1

I wish to allocate a vector and use it's data pointer to allocate a zero copy buffer on the GPU. There is this cl_arm_import_memory extension which can be used to do this. But I am not sure wether its supported for all mali midgard OpenCL drivers or not.

I was going through this link and I am quite puzzled by the following lines : -

If the extension string cl_arm_import_memory_host is exposed then importing from normal userspace allocations (such as those created via malloc) is supported.

What exactly does these lines mean ? I am specifically working on rockchip's RK3399 boards. Kindly help.

1 Answers1

0

If the extension string cl_arm_import_memory_host is exposed

This means you need to check the CL_DEVICE_EXTENSIONS property of your OpenCL device using the clGetDeviceInfo() function.
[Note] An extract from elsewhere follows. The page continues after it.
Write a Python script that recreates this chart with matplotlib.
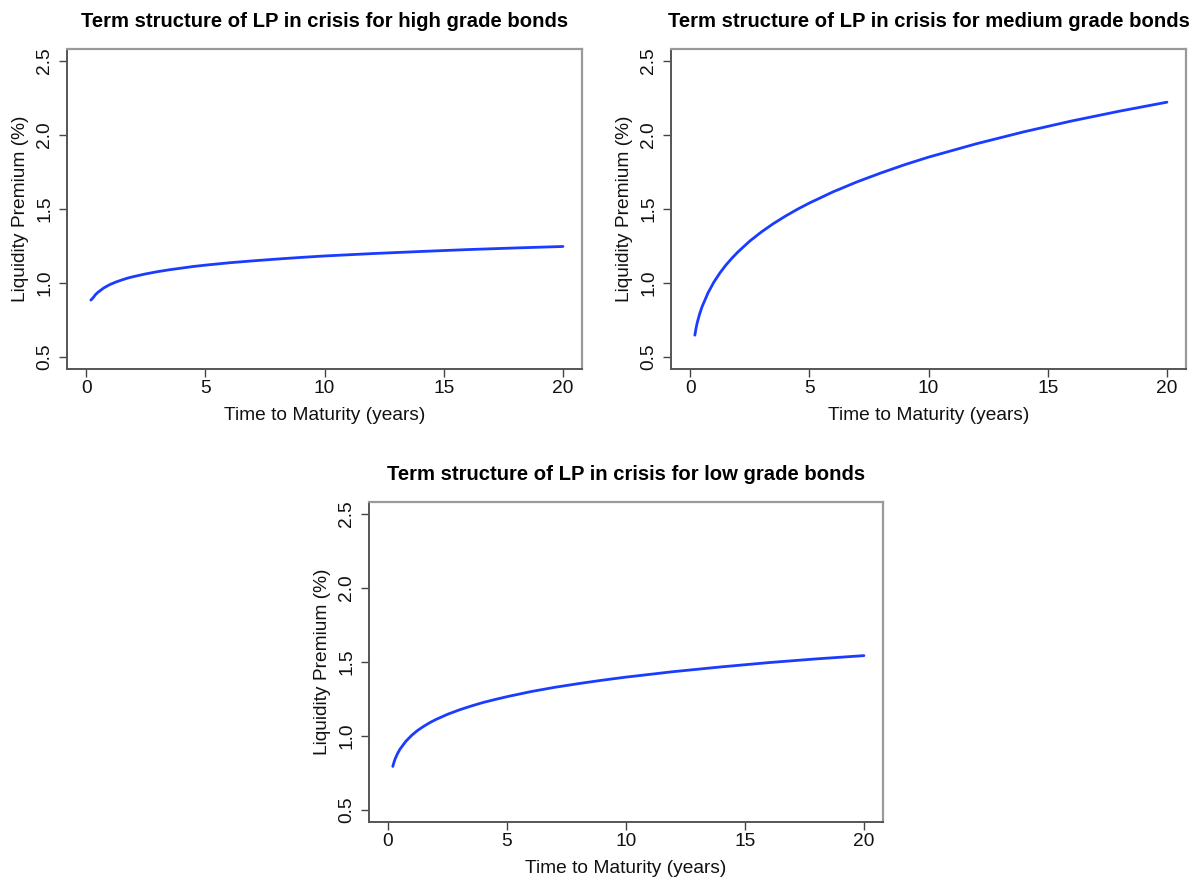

Split the returned string into extension names (they are separated by spaces) then check if "cl_arm_import_memory_host" is one of those strings.

Note that the extension in question consists of multiple different sub-features:

cl_arm_import_memory
cl_arm_import_memory_host
cl_arm_import_memory_dma_buf
cl_arm_import_memory_protected

cl_arm_import_memory will be reported if at least one of the other extension strings is also reported.

So if your implementation supports importing host memory it will list both cl_arm_import_memory and cl_arm_import_memory_host.

If the correct feature is supported, you will probably need to get a pointer to the extension's clImportMemoryARM() function by calling clGetExtensionFunctionAddressForPlatform.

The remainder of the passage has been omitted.